• [Given problem] Give back every line exactly as it appears, pictures excluded.

• [Data excerpt]
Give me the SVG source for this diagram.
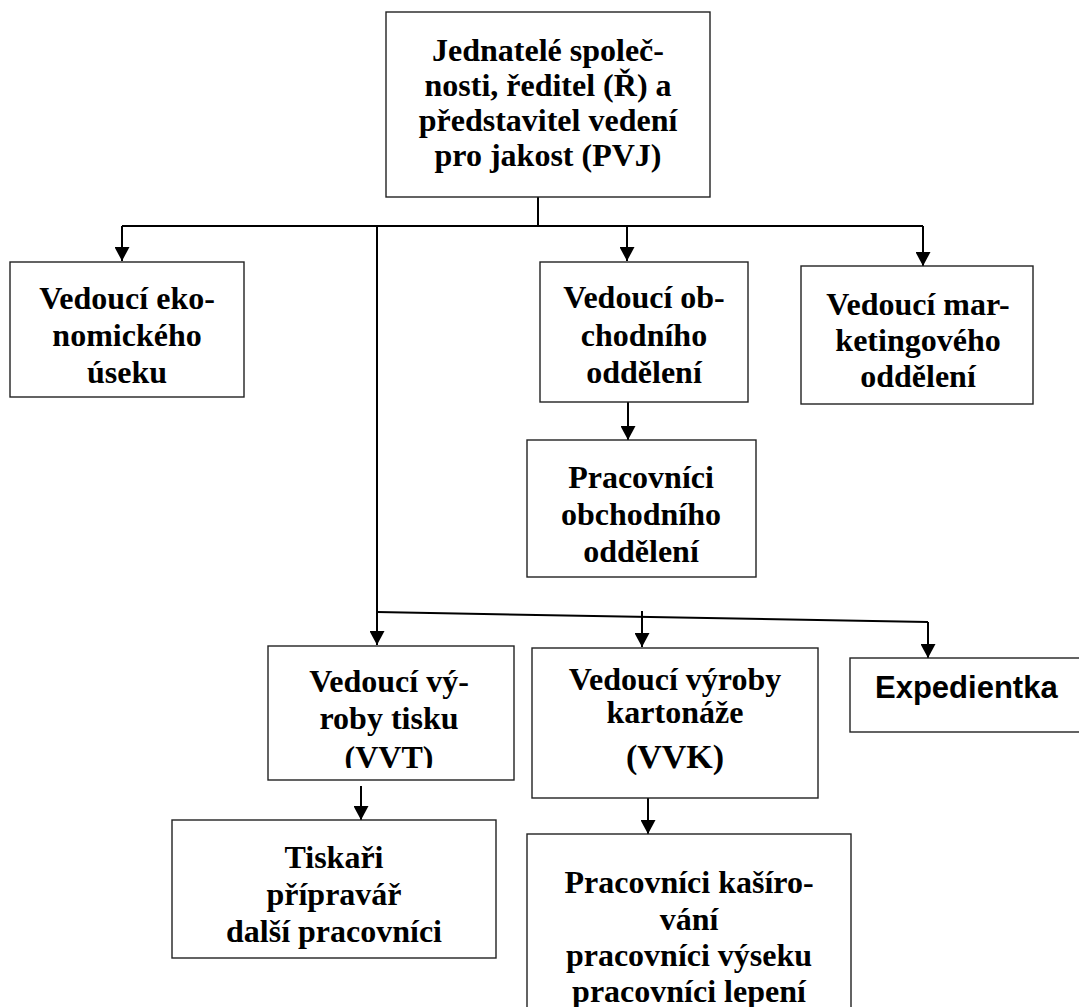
<svg xmlns="http://www.w3.org/2000/svg" width="1079" height="1007" viewBox="0 0 1079 1007">
<style>
.box{fill:#fff;stroke:#222;stroke-width:1.4}
.t{font-family:"Liberation Serif","Times New Roman",serif;font-weight:bold;font-size:32px;fill:#000;text-anchor:middle}
.s{font-family:"Liberation Sans",Arial,sans-serif;font-weight:bold;font-size:31px;fill:#000}
.c{fill:none;stroke:#000;stroke-width:2}
</style>
<defs>
<marker id="ah" markerUnits="userSpaceOnUse" markerWidth="15" markerHeight="15" refX="14" refY="7.5" orient="auto" viewBox="0 0 15 15">
<path d="M0,0 L14,7.5 L0,15 z" fill="#000"/>
</marker>
<clipPath id="clipVVT"><rect x="268" y="646" width="246" height="122"/></clipPath>
</defs>
<rect width="1079" height="1007" fill="#fff"/>
<g id="connectors">
<path class="c" d="M538,197 V226"/>
<path class="c" d="M122,226 H923"/>
<path class="c" d="M122,226 V261" marker-end="url(#ah)"/>
<path class="c" d="M627,226 V261" marker-end="url(#ah)"/>
<path class="c" d="M923,226 V266" marker-end="url(#ah)"/>
<path class="c" d="M377,226 V612"/>
<path class="c" d="M628,402 V440" marker-end="url(#ah)"/>
<path class="c" d="M377,612 L928,622"/>
<path class="c" d="M377,612 V645" marker-end="url(#ah)"/>
<path class="c" d="M642,611 V647" marker-end="url(#ah)"/>
<path class="c" d="M928,622 V658" marker-end="url(#ah)"/>
<path class="c" d="M361,786 V820" marker-end="url(#ah)"/>
<path class="c" d="M648,798 V834" marker-end="url(#ah)"/>
</g>
<g id="n-top">
<rect class="box" x="386" y="12" width="324" height="185"/>
<text class="t" x="548" y="61">Jednatelé společ-</text>
<text class="t" x="548" y="96">nosti, ředitel (Ř) a</text>
<text class="t" x="548" y="131">představitel vedení</text>
<text class="t" x="548" y="166">pro jakost (PVJ)</text>
</g>
<g id="n-eko">
<rect class="box" x="10" y="262" width="234" height="135"/>
<text class="t" x="127" y="309">Vedoucí eko-</text>
<text class="t" x="127" y="346">nomického</text>
<text class="t" x="127" y="383">úseku</text>
</g>
<g id="n-obch">
<rect class="box" x="540" y="262" width="208" height="140"/>
<text class="t" x="644" y="308">Vedoucí ob-</text>
<text class="t" x="644" y="346">chodního</text>
<text class="t" x="644" y="383">oddělení</text>
</g>
<g id="n-mark">
<rect class="box" x="801" y="266" width="232" height="138"/>
<text class="t" x="918" y="315">Vedoucí mar-</text>
<text class="t" x="918" y="351">ketingového</text>
<text class="t" x="918" y="387">oddělení</text>
</g>
<g id="n-prac-obch">
<rect class="box" x="527" y="440" width="229" height="137"/>
<text class="t" x="641" y="488">Pracovníci</text>
<text class="t" x="641" y="525">obchodního</text>
<text class="t" x="641" y="562">oddělení</text>
</g>
<g id="n-vvt">
<rect class="box" x="268" y="646" width="246" height="134"/>
<text class="t" x="389" y="692">Vedoucí vý-</text>
<text class="t" x="389" y="729">roby tisku</text>
<text class="t" x="389" y="768" clip-path="url(#clipVVT)">(VVT)</text>
</g>
<g id="n-vvk">
<rect class="box" x="532" y="648" width="286" height="150"/>
<text class="t" x="675" y="690">Vedoucí výroby</text>
<text class="t" x="675" y="723">kartonáže</text>
<text class="t" x="675" y="768" style="font-size:34px">(VVK)</text>
</g>
<g id="n-exp">
<rect class="box" x="850" y="658" width="235" height="74"/>
<text class="s" x="875" y="698">Expedientka</text>
</g>
<g id="n-tisk">
<rect class="box" x="172" y="820" width="324" height="138"/>
<text class="t" x="334" y="868">Tiskaři</text>
<text class="t" x="334" y="905">přípravář</text>
<text class="t" x="334" y="942">další pracovníci</text>
</g>
<g id="n-kas">
<rect class="box" x="527" y="834" width="324" height="180"/>
<text class="t" x="689" y="893">Pracovníci kašíro-</text>
<text class="t" x="689" y="930">vání</text>
<text class="t" x="689" y="966">pracovníci výseku</text>
<text class="t" x="689" y="1002">pracovníci lepení</text>
</g>
</svg>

• [Reply]
Give me the SVG source for this diagram.
<svg xmlns="http://www.w3.org/2000/svg" width="1079" height="1007" viewBox="0 0 1079 1007">
<style>
.box{fill:#fff;stroke:#222;stroke-width:1.4}
.t{font-family:"Liberation Serif","Times New Roman",serif;font-weight:bold;font-size:32px;fill:#000;text-anchor:middle}
.s{font-family:"Liberation Sans",Arial,sans-serif;font-weight:bold;font-size:31px;fill:#000}
.c{fill:none;stroke:#000;stroke-width:2}
</style>
<defs>
<marker id="ah" markerUnits="userSpaceOnUse" markerWidth="15" markerHeight="15" refX="14" refY="7.5" orient="auto" viewBox="0 0 15 15">
<path d="M0,0 L14,7.5 L0,15 z" fill="#000"/>
</marker>
<clipPath id="clipVVT"><rect x="268" y="646" width="246" height="122"/></clipPath>
</defs>
<rect width="1079" height="1007" fill="#fff"/>
<g id="connectors">
<path class="c" d="M538,197 V226"/>
<path class="c" d="M122,226 H923"/>
<path class="c" d="M122,226 V261" marker-end="url(#ah)"/>
<path class="c" d="M627,226 V261" marker-end="url(#ah)"/>
<path class="c" d="M923,226 V266" marker-end="url(#ah)"/>
<path class="c" d="M377,226 V612"/>
<path class="c" d="M628,402 V440" marker-end="url(#ah)"/>
<path class="c" d="M377,612 L928,622"/>
<path class="c" d="M377,612 V645" marker-end="url(#ah)"/>
<path class="c" d="M642,611 V647" marker-end="url(#ah)"/>
<path class="c" d="M928,622 V658" marker-end="url(#ah)"/>
<path class="c" d="M361,786 V820" marker-end="url(#ah)"/>
<path class="c" d="M648,798 V834" marker-end="url(#ah)"/>
</g>
<g id="n-top">
<rect class="box" x="386" y="12" width="324" height="185"/>
<text class="t" x="548" y="61">Jednatelé společ-</text>
<text class="t" x="548" y="96">nosti, ředitel (Ř) a</text>
<text class="t" x="548" y="131">představitel vedení</text>
<text class="t" x="548" y="166">pro jakost (PVJ)</text>
</g>
<g id="n-eko">
<rect class="box" x="10" y="262" width="234" height="135"/>
<text class="t" x="127" y="309">Vedoucí eko-</text>
<text class="t" x="127" y="346">nomického</text>
<text class="t" x="127" y="383">úseku</text>
</g>
<g id="n-obch">
<rect class="box" x="540" y="262" width="208" height="140"/>
<text class="t" x="644" y="308">Vedoucí ob-</text>
<text class="t" x="644" y="346">chodního</text>
<text class="t" x="644" y="383">oddělení</text>
</g>
<g id="n-mark">
<rect class="box" x="801" y="266" width="232" height="138"/>
<text class="t" x="918" y="315">Vedoucí mar-</text>
<text class="t" x="918" y="351">ketingového</text>
<text class="t" x="918" y="387">oddělení</text>
</g>
<g id="n-prac-obch">
<rect class="box" x="527" y="440" width="229" height="137"/>
<text class="t" x="641" y="488">Pracovníci</text>
<text class="t" x="641" y="525">obchodního</text>
<text class="t" x="641" y="562">oddělení</text>
</g>
<g id="n-vvt">
<rect class="box" x="268" y="646" width="246" height="134"/>
<text class="t" x="389" y="692">Vedoucí vý-</text>
<text class="t" x="389" y="729">roby tisku</text>
<text class="t" x="389" y="768" clip-path="url(#clipVVT)">(VVT)</text>
</g>
<g id="n-vvk">
<rect class="box" x="532" y="648" width="286" height="150"/>
<text class="t" x="675" y="690">Vedoucí výroby</text>
<text class="t" x="675" y="723">kartonáže</text>
<text class="t" x="675" y="768" style="font-size:34px">(VVK)</text>
</g>
<g id="n-exp">
<rect class="box" x="850" y="658" width="235" height="74"/>
<text class="s" x="875" y="698">Expedientka</text>
</g>
<g id="n-tisk">
<rect class="box" x="172" y="820" width="324" height="138"/>
<text class="t" x="334" y="868">Tiskaři</text>
<text class="t" x="334" y="905">přípravář</text>
<text class="t" x="334" y="942">další pracovníci</text>
</g>
<g id="n-kas">
<rect class="box" x="527" y="834" width="324" height="180"/>
<text class="t" x="689" y="893">Pracovníci kašíro-</text>
<text class="t" x="689" y="930">vání</text>
<text class="t" x="689" y="966">pracovníci výseku</text>
<text class="t" x="689" y="1002">pracovníci lepení</text>
</g>
</svg>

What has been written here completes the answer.